HANDS-ON ACTIVITY: THE YEAST BREATHING MACHINE
Big Idea:
Just as ancient cyanobacteria released oxygen and changed Earth's atmosphere, living organisms today are constantly releasing gases as byproducts of their metabolism. This activity makes that invisible process visible.
Materials:
- One packet of active dry yeast
- Sugary cereal, crushed into a powder (about 2 tablespoons)
- Warm water (about half a cup)
- A large sealable plastic bag or a balloon
- Optional: a ruler to measure bag inflation
Step 1: Assemble the Reaction Chamber
Put the dry yeast and crushed cereal into the bag. Pour in the warm water quickly, then squeeze out as much air as possible before sealing the bag tightly. Label this your "reaction chamber."
Step 2: The Fermentation Equation
Write this out together before you start:
Sugar + Yeast + Warm Water produces CO2 Gas + Energy
"The yeast is eating the sugar and breathing out carbon dioxide, just like you breathe out CO2 when you exercise."
Step 3: Watch the Bag
Lay the bag on a flat surface and observe over 15 to 30 minutes. Measure and record the bag's size at regular intervals on the lab sheet.
Step 4: Compare
If you have time, try a bag with cool water instead of warm. What happens to the rate of gas production?
Step 5: Connect to the Great Oxidation Event
"Billions of years ago, cyanobacteria were doing something similar, but instead of CO2, they were releasing oxygen. That oxygen built up in the atmosphere over hundreds of millions of years and eventually made complex life possible. This bag shows how even invisible microscopic organisms can physically change their entire environment if there are enough of them and enough time."
Step 6: Discuss
- What would eventually happen if you kept adding more yeast and sugar to a sealed bag?
- How is what yeast do in this bag similar to what cyanobacteria did to Earth's atmosphere? How is it different?

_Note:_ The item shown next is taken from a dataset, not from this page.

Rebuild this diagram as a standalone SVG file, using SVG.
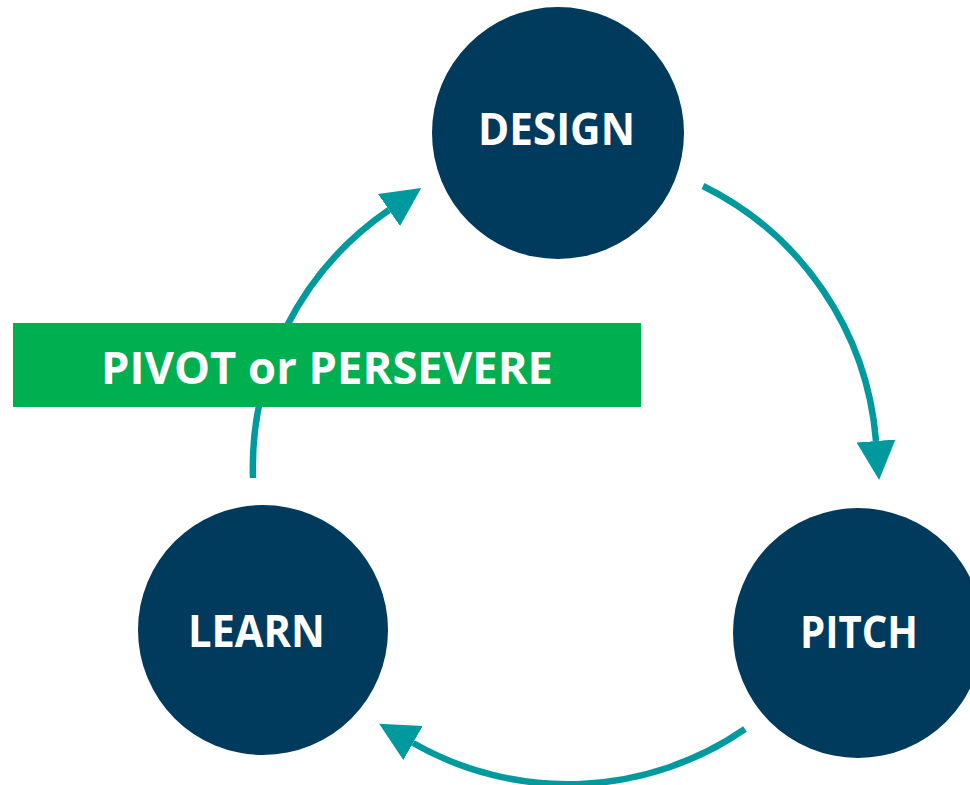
<svg xmlns="http://www.w3.org/2000/svg" width="970" height="785" viewBox="0 0 970 785">
  <style>
    .node { fill: #003A5D; }
    .lbl { fill: #FFFFFF; font-family: "Open Sans", "Liberation Sans", sans-serif; font-weight: bold; font-size: 45px; text-anchor: middle; }
    .conn { fill: none; stroke: #009A9E; stroke-width: 6.5; }
  </style>
  <defs>
    <marker id="arrow" markerUnits="userSpaceOnUse" viewBox="0 -20 40 40" refX="0" refY="0" markerWidth="40" markerHeight="40" orient="auto">
      <path d="M0,-19.5 L39,0 L0,19.5 z" fill="#009A9E"/>
    </marker>
  </defs>
  <rect width="970" height="785" fill="#FFFFFF"/>
  <g id="connectors">
    <path class="conn" d="M703,186 A312,312 0 0 1 876,441" marker-end="url(#arrow)"/>
    <path class="conn" d="M745,729 A312,312 0 0 1 413,743" marker-end="url(#arrow)"/>
    <path class="conn" d="M253,478 A312,312 0 0 1 389,210" marker-end="url(#arrow)"/>
  </g>
  <g id="design">
    <circle class="node" cx="558" cy="133" r="126"/>
    <text class="lbl" x="556.5" y="145" textLength="157" lengthAdjust="spacingAndGlyphs">DESIGN</text>
  </g>
  <g id="pitch">
    <circle class="node" cx="858" cy="633" r="125"/>
    <text class="lbl" x="859" y="648" textLength="118" lengthAdjust="spacingAndGlyphs">PITCH</text>
  </g>
  <g id="learn">
    <circle class="node" cx="263" cy="630" r="125"/>
    <text class="lbl" x="256.5" y="647" textLength="137" lengthAdjust="spacingAndGlyphs">LEARN</text>
  </g>
  <g id="pivot">
    <rect x="13" y="323" width="628" height="84" fill="#00AF50"/>
    <text class="lbl" x="327" y="384" font-size="46" textLength="452" lengthAdjust="spacingAndGlyphs">PIVOT or PERSEVERE</text>
  </g>
</svg>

What's Really Happening (Caregiver Explanation):
This activity models how biological gas production can physically change an environment at scale. Yeast produce CO2 through fermentation, the bag inflates as the gas accumulates with nowhere to go. Cyanobacteria produced oxygen through photosynthesis, and over hundreds of millions of years that oxygen accumulated in Earth's atmosphere, eventually reaching the levels needed for complex animal life. The key insight is that microscopic organisms can drive planetary-scale change given enough time and numbers. This is one of the most important ideas in Earth's history.
Digging Deeper:
Research the Great Oxidation Event and find out what happened to the anaerobic organisms that were already living on Earth when cyanobacteria started pumping out oxygen. Was oxygen actually a poison to them? Then look up the banded iron formations in ancient rock and explain what they tell geologists about when oxygen first appeared in Earth's atmosphere.